Dwi berteori, di masa lalu Gunung Katu pun termasuk dalam wilayah Kagenengan. Ini berdasarkan kesamaan nama “Genengan” di tiga tempat yang berbeda kecamatan. Padahal sebenarnya radius di antara ketiga tempat itu tidak jauh. Pun ketiganya berada di sekitar lereng Gunung Katu.

“Dulunya mungkin wilayah Kagenengan ini mencakup wilayah-wilayah di sekitar Gunung Katu dan Gunung Katunya, jadi lebih luas lagi, setelah sekian lama akhirnya berkembang dan muncul banyak desa,” jelasnya.

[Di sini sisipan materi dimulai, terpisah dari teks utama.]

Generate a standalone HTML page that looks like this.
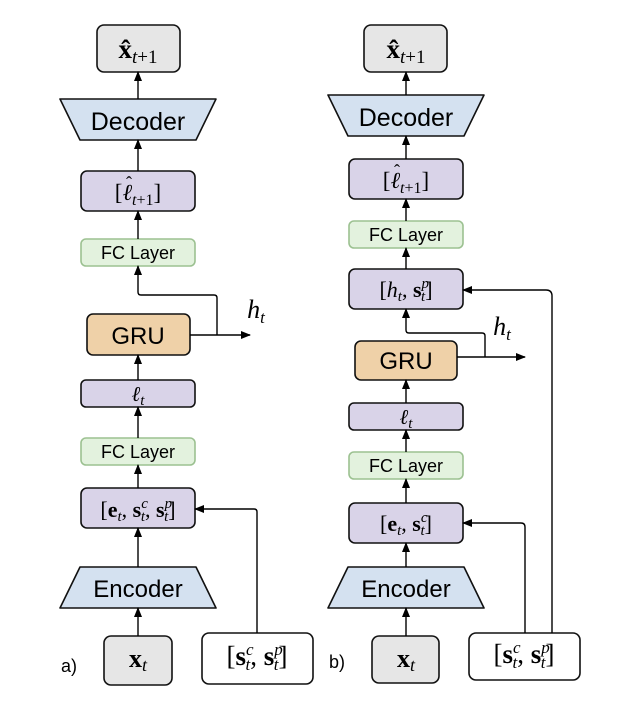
<!DOCTYPE html>
<html><head><meta charset="utf-8"><style>
body{margin:0;background:#fff}
svg text{font-family:"Liberation Sans",sans-serif}
.m{font-family:"Liberation Serif",serif;font-style:italic}
.b{font-family:"Liberation Serif",serif;font-weight:bold}
.r{font-family:"Liberation Serif",serif}
</style></head><body>
<svg width="623" height="709" viewBox="0 0 623 709" xmlns="http://www.w3.org/2000/svg">
<defs><marker id="a" markerWidth="10" markerHeight="10" refX="9" refY="5" orient="auto" markerUnits="userSpaceOnUse"><path d="M0,1 L10,5 L0,9 z" fill="#000"/></marker></defs>
<g stroke="#111" stroke-width="1.6">
<rect x="97" y="25" width="83" height="47" rx="7" fill="#e6e6e6"/>
<path d="M60,99 L216,99 L196,140 L80,140 Z" fill="#d4e1f0" stroke-linejoin="round"/>
<rect x="81" y="171" width="114" height="40" rx="6" fill="#d9d3e8"/>
<rect x="81" y="239" width="114" height="27" rx="5" fill="#e3f2de" stroke="#9cc191"/>
<rect x="87" y="314" width="103" height="41" rx="6" fill="#efd1a8"/>
<rect x="81" y="380" width="114" height="27" rx="5" fill="#d9d3e8"/>
<rect x="81" y="438" width="114" height="27" rx="5" fill="#e3f2de" stroke="#9cc191"/>
<rect x="81" y="488" width="114" height="40" rx="6" fill="#d9d3e8"/>
<path d="M80,567 L196,567 L216,608 L60,608 Z" fill="#d4e1f0" stroke-linejoin="round"/>
<rect x="104" y="636" width="68" height="49" rx="7" fill="#e6e6e6"/>
<rect x="202" y="633" width="111" height="51" rx="7" fill="#fff"/>
<rect x="364" y="25" width="83" height="47" rx="7" fill="#e6e6e6"/>
<path d="M328,95 L484,95 L464,136 L348,136 Z" fill="#d4e1f0" stroke-linejoin="round"/>
<rect x="349" y="159" width="114" height="40" rx="6" fill="#d9d3e8"/>
<rect x="349" y="221" width="114" height="27" rx="5" fill="#e3f2de" stroke="#9cc191"/>
<rect x="349" y="269" width="114" height="40" rx="6" fill="#d9d3e8"/>
<rect x="355" y="341" width="102" height="39" rx="6" fill="#efd1a8"/>
<rect x="349" y="403" width="114" height="27" rx="5" fill="#d9d3e8"/>
<rect x="349" y="452" width="114" height="27" rx="5" fill="#e3f2de" stroke="#9cc191"/>
<rect x="349" y="503" width="114" height="40" rx="6" fill="#d9d3e8"/>
<path d="M348,567 L464,567 L484,608 L328,608 Z" fill="#d4e1f0" stroke-linejoin="round"/>
<rect x="372" y="636" width="67" height="47" rx="7" fill="#e6e6e6"/>
<rect x="469" y="633" width="111" height="47" rx="7" fill="#fff"/>
</g>
<g stroke="#000" stroke-width="1.4" fill="none" marker-end="url(#a)">
<line x1="138" y1="99" x2="138" y2="72"/>
<line x1="138" y1="171" x2="138" y2="140"/>
<line x1="138" y1="239" x2="138" y2="211"/>
<path d="M217,335 L217,298 Q217,295 214,295 L141,295 Q138,295 138,292 L138,266"/>
<line x1="190" y1="335" x2="250" y2="335"/>
<line x1="138" y1="380" x2="138" y2="355"/>
<line x1="138" y1="438" x2="138" y2="407"/>
<line x1="138" y1="488" x2="138" y2="465"/>
<line x1="138" y1="567" x2="138" y2="528"/>
<line x1="138" y1="636" x2="138" y2="608"/>
<path d="M257,633 L257,512 Q257,509 254,509 L195,509"/>
<line x1="406" y1="95" x2="406" y2="72"/>
<line x1="406" y1="159" x2="406" y2="136"/>
<line x1="406" y1="221" x2="406" y2="199"/>
<line x1="406" y1="269" x2="406" y2="248"/>
<path d="M485,357 L485,336 Q485,333 482,333 L409,333 Q406,333 406,330 L406,309"/>
<line x1="457" y1="357" x2="525" y2="357"/>
<line x1="406" y1="403" x2="406" y2="380"/>
<line x1="406" y1="452" x2="406" y2="430"/>
<line x1="406" y1="503" x2="406" y2="479"/>
<line x1="406" y1="567" x2="406" y2="543"/>
<line x1="406" y1="636" x2="406" y2="608"/>
<path d="M525,633 L525,527 Q525,523 521,523 L463,523"/>
<path d="M552,633 L552,296 Q552,290 546,290 L463,290"/>
</g>
<g fill="#000" text-anchor="middle">
<text x="138" y="58" font-size="27"><tspan class="b">x̂</tspan><tspan class="m" font-size="19" dy="5">t</tspan><tspan class="r" font-size="19">+1</tspan></text>
<text x="138" y="130" font-size="25">Decoder</text>
<text x="138" y="200" font-size="23" class="r">[<tspan class="m">ℓ</tspan><tspan class="m" font-size="16" dy="5">t</tspan><tspan font-size="16">+1</tspan><tspan dy="-5">]</tspan></text>
<text x="129" y="189" font-size="18" class="r">ˆ</text>
<text x="138" y="259" font-size="18">FC Layer</text>
<text x="138" y="344" font-size="24">GRU</text>
<text x="256" y="318" font-size="26" class="m">h<tspan font-size="17" dy="5">t</tspan></text>
<text x="138" y="401" font-size="21" class="m">ℓ<tspan font-size="15" dy="4">t</tspan></text>
<text x="138" y="458" font-size="18">FC Layer</text>
<text x="138" y="517" font-size="22" class="r">[<tspan class="b">e</tspan><tspan class="m" font-size="15" dy="4">t</tspan><tspan dy="-4">, </tspan><tspan class="b">s</tspan><tspan class="m" font-size="15" dy="-9">c</tspan><tspan class="m" font-size="15" dx="-7" dy="13">t</tspan><tspan dy="-4">, </tspan><tspan class="b">s</tspan><tspan class="m" font-size="15" dy="-9">p</tspan><tspan class="m" font-size="15" dx="-8" dy="13">t</tspan><tspan dy="-4">]</tspan></text>
<text x="138" y="597" font-size="24">Encoder</text>
<text x="138" y="667" font-size="26"><tspan class="b">x</tspan><tspan class="m" font-size="18" dy="4">t</tspan></text>
<text x="257" y="665" font-size="27" class="r">[<tspan class="b">s</tspan><tspan class="m" font-size="17" dy="-10">c</tspan><tspan class="m" font-size="17" dx="-8" dy="15">t</tspan><tspan dy="-5">, </tspan><tspan class="b">s</tspan><tspan class="m" font-size="17" dy="-10">p</tspan><tspan class="m" font-size="17" dx="-9" dy="15">t</tspan><tspan dy="-5">]</tspan></text>
<text x="69" y="672" font-size="18">a)</text>
<text x="406" y="58" font-size="27"><tspan class="b">x̂</tspan><tspan class="m" font-size="19" dy="5">t</tspan><tspan class="r" font-size="19">+1</tspan></text>
<text x="406" y="126" font-size="25">Decoder</text>
<text x="406" y="188" font-size="23" class="r">[<tspan class="m">ℓ</tspan><tspan class="m" font-size="16" dy="5">t</tspan><tspan font-size="16">+1</tspan><tspan dy="-5">]</tspan></text>
<text x="397" y="177" font-size="18" class="r">ˆ</text>
<text x="406" y="241" font-size="18">FC Layer</text>
<text x="406" y="297" font-size="22" class="r">[<tspan class="m">h</tspan><tspan class="m" font-size="15" dy="4">t</tspan><tspan dy="-4">, </tspan><tspan class="b">s</tspan><tspan class="m" font-size="15" dy="-9">p</tspan><tspan class="m" font-size="15" dx="-8" dy="13">t</tspan><tspan dy="-4">]</tspan></text>
<text x="406" y="369" font-size="24">GRU</text>
<text x="502" y="335" font-size="26" class="m">h<tspan font-size="17" dy="5">t</tspan></text>
<text x="406" y="424" font-size="21" class="m">ℓ<tspan font-size="15" dy="4">t</tspan></text>
<text x="406" y="472" font-size="18">FC Layer</text>
<text x="406" y="531" font-size="22" class="r">[<tspan class="b">e</tspan><tspan class="m" font-size="15" dy="4">t</tspan><tspan dy="-4">, </tspan><tspan class="b">s</tspan><tspan class="m" font-size="15" dy="-9">c</tspan><tspan class="m" font-size="15" dx="-7" dy="13">t</tspan><tspan dy="-4">]</tspan></text>
<text x="406" y="597" font-size="24">Encoder</text>
<text x="406" y="667" font-size="26"><tspan class="b">x</tspan><tspan class="m" font-size="18" dy="4">t</tspan></text>
<text x="524" y="663" font-size="27" class="r">[<tspan class="b">s</tspan><tspan class="m" font-size="17" dy="-10">c</tspan><tspan class="m" font-size="17" dx="-8" dy="15">t</tspan><tspan dy="-5">, </tspan><tspan class="b">s</tspan><tspan class="m" font-size="17" dy="-10">p</tspan><tspan class="m" font-size="17" dx="-9" dy="15">t</tspan><tspan dy="-5">]</tspan></text>
<text x="337" y="668" font-size="18">b)</text>
</g>
</svg>
</body></html>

Ditambah lagi, menurut Dwi, pendiri Dinasti Rajasa itu memiliki kedekatan memori dengan wilayah selatan Malang. Sebelum Singhasari menjadi pusat pemerintahan, Ken Arok sempat berpetualang ke wilayah selatan. Dia belajar kepada seorang rohaniawan Janggan di Mandala Sagenggeng. Nama Sangenggeng ini sekarang menjadi nama sebuah desa di Kecamatan Pakisaji.

“Jadi secara memori, dia punya kenangan dengan Sagenggeng dan sekitarnya,” tegas Dwi.

Dengan dugaan tersebut Dwi merasa yakin menunjuk atas puncak Gunung Katu sebagai lokasi tempat di mana berdirinya candi pendarmaan Ken Arok. sehingga, dia pun berharap supaya ada penelitian yang khusus membedah Gunung Katu. Dia meyesalkan di lokasi yang begitu sangat potensial itu sampai detik ini belum pernah ada dilakukan penggalian.

“Kagenengan ini sangat istimewa. Dalam Nagarakretagama saja disebutkan panjang lebar. Ini wajar sebab titik pangkal munculnya kerajaan Singhasari dan Majapahit,” ucap Dwi.